*** GIVEN DATA
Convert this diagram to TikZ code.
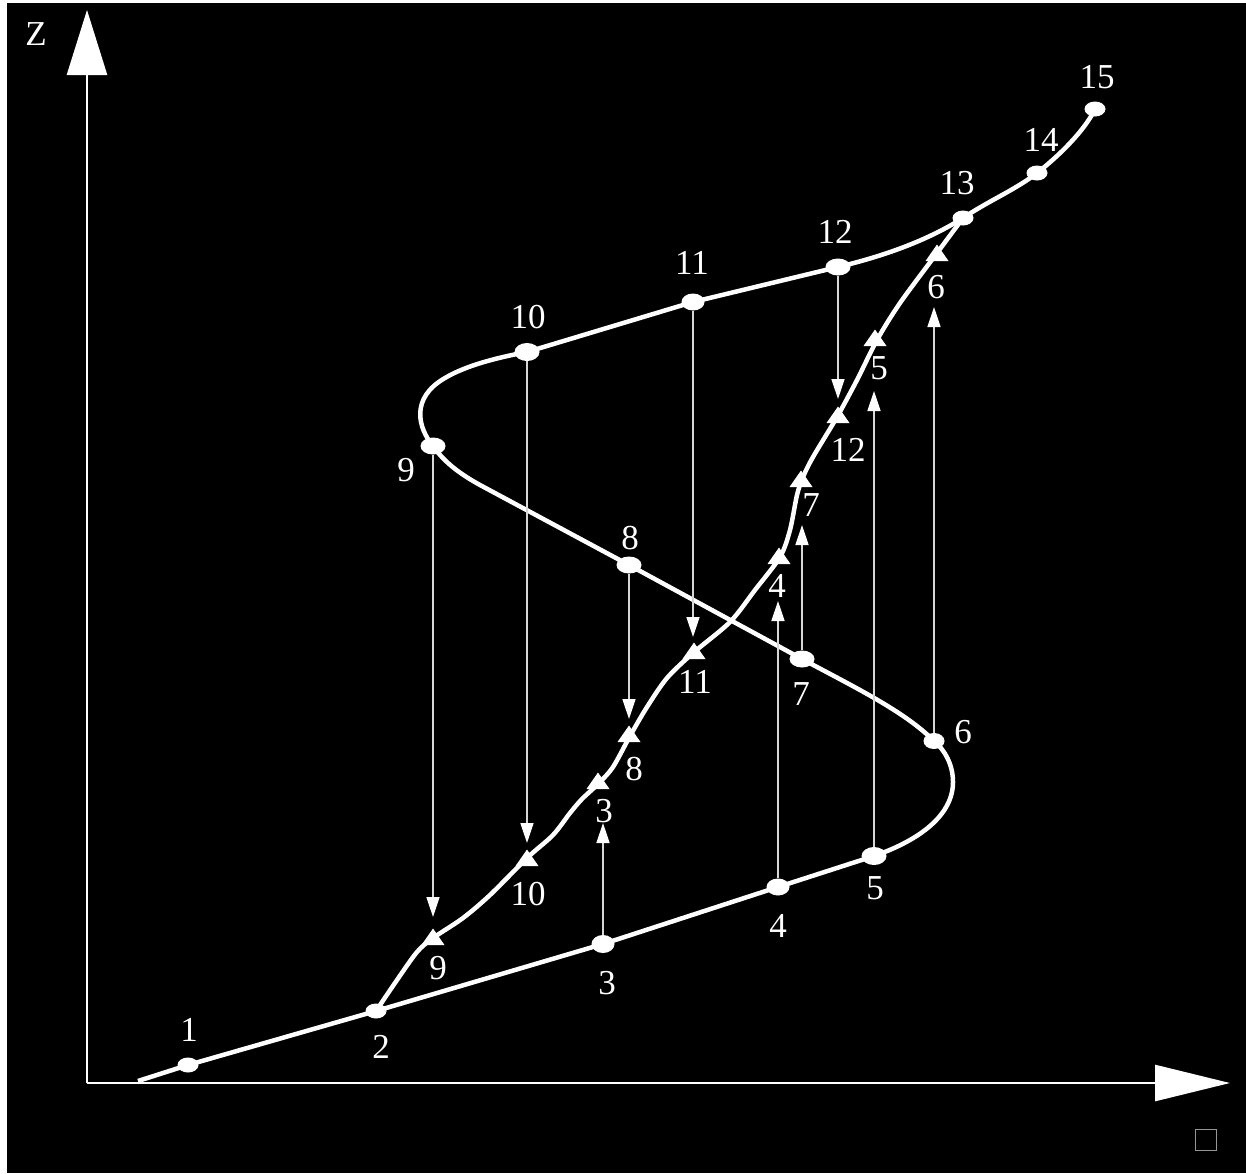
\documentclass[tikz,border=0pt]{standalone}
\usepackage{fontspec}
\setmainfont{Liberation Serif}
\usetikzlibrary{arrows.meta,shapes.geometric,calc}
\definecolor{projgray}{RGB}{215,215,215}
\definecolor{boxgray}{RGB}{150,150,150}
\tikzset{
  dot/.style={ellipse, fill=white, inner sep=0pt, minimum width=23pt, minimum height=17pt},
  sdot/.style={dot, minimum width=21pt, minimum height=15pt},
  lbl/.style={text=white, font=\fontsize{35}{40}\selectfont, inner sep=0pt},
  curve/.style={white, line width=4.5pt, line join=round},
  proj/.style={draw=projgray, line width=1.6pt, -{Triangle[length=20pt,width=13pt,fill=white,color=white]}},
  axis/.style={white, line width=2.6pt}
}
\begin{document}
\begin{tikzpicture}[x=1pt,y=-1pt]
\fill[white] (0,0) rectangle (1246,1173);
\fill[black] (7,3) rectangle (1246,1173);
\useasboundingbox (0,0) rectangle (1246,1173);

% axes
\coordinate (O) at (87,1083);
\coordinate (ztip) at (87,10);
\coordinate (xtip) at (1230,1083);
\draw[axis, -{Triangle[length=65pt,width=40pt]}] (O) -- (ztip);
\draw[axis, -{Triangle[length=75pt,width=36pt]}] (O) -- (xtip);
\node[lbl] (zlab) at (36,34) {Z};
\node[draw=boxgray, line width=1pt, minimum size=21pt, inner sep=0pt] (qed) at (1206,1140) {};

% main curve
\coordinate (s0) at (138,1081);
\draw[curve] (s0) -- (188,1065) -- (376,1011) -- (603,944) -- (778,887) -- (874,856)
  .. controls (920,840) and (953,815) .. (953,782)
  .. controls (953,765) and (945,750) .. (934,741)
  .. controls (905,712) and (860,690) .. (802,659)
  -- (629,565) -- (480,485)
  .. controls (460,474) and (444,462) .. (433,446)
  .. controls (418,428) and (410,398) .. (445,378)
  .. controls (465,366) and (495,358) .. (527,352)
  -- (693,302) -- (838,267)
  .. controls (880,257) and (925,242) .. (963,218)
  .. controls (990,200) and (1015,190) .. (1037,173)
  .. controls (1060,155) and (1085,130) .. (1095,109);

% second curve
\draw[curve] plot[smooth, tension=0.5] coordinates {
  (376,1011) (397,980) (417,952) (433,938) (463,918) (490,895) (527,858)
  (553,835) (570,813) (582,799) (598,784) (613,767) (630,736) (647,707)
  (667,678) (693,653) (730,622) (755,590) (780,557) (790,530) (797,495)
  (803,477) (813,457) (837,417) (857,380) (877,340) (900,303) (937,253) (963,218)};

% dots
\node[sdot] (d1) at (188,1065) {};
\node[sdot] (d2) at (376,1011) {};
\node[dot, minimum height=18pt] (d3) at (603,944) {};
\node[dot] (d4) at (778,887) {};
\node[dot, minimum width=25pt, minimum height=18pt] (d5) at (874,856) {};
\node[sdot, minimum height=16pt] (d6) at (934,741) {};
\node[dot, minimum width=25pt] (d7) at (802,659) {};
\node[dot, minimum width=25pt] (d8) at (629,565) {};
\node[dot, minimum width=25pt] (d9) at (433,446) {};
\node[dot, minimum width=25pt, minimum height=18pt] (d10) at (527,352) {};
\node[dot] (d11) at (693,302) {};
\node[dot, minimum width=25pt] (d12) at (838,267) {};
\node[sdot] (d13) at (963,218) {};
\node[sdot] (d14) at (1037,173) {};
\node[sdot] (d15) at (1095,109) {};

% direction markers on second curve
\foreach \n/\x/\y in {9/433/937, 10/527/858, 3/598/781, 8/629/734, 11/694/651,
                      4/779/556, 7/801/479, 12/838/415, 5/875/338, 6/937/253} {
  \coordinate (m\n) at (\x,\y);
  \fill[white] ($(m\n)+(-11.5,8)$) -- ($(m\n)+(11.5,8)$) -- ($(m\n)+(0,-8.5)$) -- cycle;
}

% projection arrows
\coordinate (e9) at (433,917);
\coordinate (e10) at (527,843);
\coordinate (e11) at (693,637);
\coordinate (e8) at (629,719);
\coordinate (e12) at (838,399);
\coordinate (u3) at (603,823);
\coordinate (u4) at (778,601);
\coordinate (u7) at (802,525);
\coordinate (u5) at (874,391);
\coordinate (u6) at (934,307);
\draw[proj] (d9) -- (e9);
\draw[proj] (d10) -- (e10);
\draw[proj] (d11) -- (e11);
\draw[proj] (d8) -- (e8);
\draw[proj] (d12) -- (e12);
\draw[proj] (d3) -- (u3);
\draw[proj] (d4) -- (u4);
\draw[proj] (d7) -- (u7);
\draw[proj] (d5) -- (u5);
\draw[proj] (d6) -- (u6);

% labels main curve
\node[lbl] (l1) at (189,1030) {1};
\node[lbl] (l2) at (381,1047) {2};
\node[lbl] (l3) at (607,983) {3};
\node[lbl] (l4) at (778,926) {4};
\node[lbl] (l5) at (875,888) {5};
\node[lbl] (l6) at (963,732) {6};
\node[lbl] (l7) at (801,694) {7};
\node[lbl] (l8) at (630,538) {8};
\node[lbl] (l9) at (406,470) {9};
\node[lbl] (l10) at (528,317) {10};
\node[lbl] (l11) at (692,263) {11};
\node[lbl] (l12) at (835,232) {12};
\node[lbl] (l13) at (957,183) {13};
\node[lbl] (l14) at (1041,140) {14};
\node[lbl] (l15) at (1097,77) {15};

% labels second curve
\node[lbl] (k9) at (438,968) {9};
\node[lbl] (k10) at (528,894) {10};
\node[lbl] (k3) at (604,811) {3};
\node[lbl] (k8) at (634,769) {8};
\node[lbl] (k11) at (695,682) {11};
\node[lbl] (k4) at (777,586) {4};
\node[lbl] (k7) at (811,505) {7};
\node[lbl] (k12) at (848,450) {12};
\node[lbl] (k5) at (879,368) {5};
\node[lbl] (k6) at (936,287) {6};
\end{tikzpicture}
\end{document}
******
■ GIVEN TASK:
Transcribe the full listing above exactly, with the images removed.

■ TASK SOLUTION:
Convert this diagram to TikZ code.
\documentclass[tikz,border=0pt]{standalone}
\usepackage{fontspec}
\setmainfont{Liberation Serif}
\usetikzlibrary{arrows.meta,shapes.geometric,calc}
\definecolor{projgray}{RGB}{215,215,215}
\definecolor{boxgray}{RGB}{150,150,150}
\tikzset{
  dot/.style={ellipse, fill=white, inner sep=0pt, minimum width=23pt, minimum height=17pt},
  sdot/.style={dot, minimum width=21pt, minimum height=15pt},
  lbl/.style={text=white, font=\fontsize{35}{40}\selectfont, inner sep=0pt},
  curve/.style={white, line width=4.5pt, line join=round},
  proj/.style={draw=projgray, line width=1.6pt, -{Triangle[length=20pt,width=13pt,fill=white,color=white]}},
  axis/.style={white, line width=2.6pt}
}
\begin{document}
\begin{tikzpicture}[x=1pt,y=-1pt]
\fill[white] (0,0) rectangle (1246,1173);
\fill[black] (7,3) rectangle (1246,1173);
\useasboundingbox (0,0) rectangle (1246,1173);

% axes
\coordinate (O) at (87,1083);
\coordinate (ztip) at (87,10);
\coordinate (xtip) at (1230,1083);
\draw[axis, -{Triangle[length=65pt,width=40pt]}] (O) -- (ztip);
\draw[axis, -{Triangle[length=75pt,width=36pt]}] (O) -- (xtip);
\node[lbl] (zlab) at (36,34) {Z};
\node[draw=boxgray, line width=1pt, minimum size=21pt, inner sep=0pt] (qed) at (1206,1140) {};

% main curve
\coordinate (s0) at (138,1081);
\draw[curve] (s0) -- (188,1065) -- (376,1011) -- (603,944) -- (778,887) -- (874,856)
  .. controls (920,840) and (953,815) .. (953,782)
  .. controls (953,765) and (945,750) .. (934,741)
  .. controls (905,712) and (860,690) .. (802,659)
  -- (629,565) -- (480,485)
  .. controls (460,474) and (444,462) .. (433,446)
  .. controls (418,428) and (410,398) .. (445,378)
  .. controls (465,366) and (495,358) .. (527,352)
  -- (693,302) -- (838,267)
  .. controls (880,257) and (925,242) .. (963,218)
  .. controls (990,200) and (1015,190) .. (1037,173)
  .. controls (1060,155) and (1085,130) .. (1095,109);

% second curve
\draw[curve] plot[smooth, tension=0.5] coordinates {
  (376,1011) (397,980) (417,952) (433,938) (463,918) (490,895) (527,858)
  (553,835) (570,813) (582,799) (598,784) (613,767) (630,736) (647,707)
  (667,678) (693,653) (730,622) (755,590) (780,557) (790,530) (797,495)
  (803,477) (813,457) (837,417) (857,380) (877,340) (900,303) (937,253) (963,218)};

% dots
\node[sdot] (d1) at (188,1065) {};
\node[sdot] (d2) at (376,1011) {};
\node[dot, minimum height=18pt] (d3) at (603,944) {};
\node[dot] (d4) at (778,887) {};
\node[dot, minimum width=25pt, minimum height=18pt] (d5) at (874,856) {};
\node[sdot, minimum height=16pt] (d6) at (934,741) {};
\node[dot, minimum width=25pt] (d7) at (802,659) {};
\node[dot, minimum width=25pt] (d8) at (629,565) {};
\node[dot, minimum width=25pt] (d9) at (433,446) {};
\node[dot, minimum width=25pt, minimum height=18pt] (d10) at (527,352) {};
\node[dot] (d11) at (693,302) {};
\node[dot, minimum width=25pt] (d12) at (838,267) {};
\node[sdot] (d13) at (963,218) {};
\node[sdot] (d14) at (1037,173) {};
\node[sdot] (d15) at (1095,109) {};

% direction markers on second curve
\foreach \n/\x/\y in {9/433/937, 10/527/858, 3/598/781, 8/629/734, 11/694/651,
                      4/779/556, 7/801/479, 12/838/415, 5/875/338, 6/937/253} {
  \coordinate (m\n) at (\x,\y);
  \fill[white] ($(m\n)+(-11.5,8)$) -- ($(m\n)+(11.5,8)$) -- ($(m\n)+(0,-8.5)$) -- cycle;
}

% projection arrows
\coordinate (e9) at (433,917);
\coordinate (e10) at (527,843);
\coordinate (e11) at (693,637);
\coordinate (e8) at (629,719);
\coordinate (e12) at (838,399);
\coordinate (u3) at (603,823);
\coordinate (u4) at (778,601);
\coordinate (u7) at (802,525);
\coordinate (u5) at (874,391);
\coordinate (u6) at (934,307);
\draw[proj] (d9) -- (e9);
\draw[proj] (d10) -- (e10);
\draw[proj] (d11) -- (e11);
\draw[proj] (d8) -- (e8);
\draw[proj] (d12) -- (e12);
\draw[proj] (d3) -- (u3);
\draw[proj] (d4) -- (u4);
\draw[proj] (d7) -- (u7);
\draw[proj] (d5) -- (u5);
\draw[proj] (d6) -- (u6);

% labels main curve
\node[lbl] (l1) at (189,1030) {1};
\node[lbl] (l2) at (381,1047) {2};
\node[lbl] (l3) at (607,983) {3};
\node[lbl] (l4) at (778,926) {4};
\node[lbl] (l5) at (875,888) {5};
\node[lbl] (l6) at (963,732) {6};
\node[lbl] (l7) at (801,694) {7};
\node[lbl] (l8) at (630,538) {8};
\node[lbl] (l9) at (406,470) {9};
\node[lbl] (l10) at (528,317) {10};
\node[lbl] (l11) at (692,263) {11};
\node[lbl] (l12) at (835,232) {12};
\node[lbl] (l13) at (957,183) {13};
\node[lbl] (l14) at (1041,140) {14};
\node[lbl] (l15) at (1097,77) {15};

% labels second curve
\node[lbl] (k9) at (438,968) {9};
\node[lbl] (k10) at (528,894) {10};
\node[lbl] (k3) at (604,811) {3};
\node[lbl] (k8) at (634,769) {8};
\node[lbl] (k11) at (695,682) {11};
\node[lbl] (k4) at (777,586) {4};
\node[lbl] (k7) at (811,505) {7};
\node[lbl] (k12) at (848,450) {12};
\node[lbl] (k5) at (879,368) {5};
\node[lbl] (k6) at (936,287) {6};
\end{tikzpicture}
\end{document}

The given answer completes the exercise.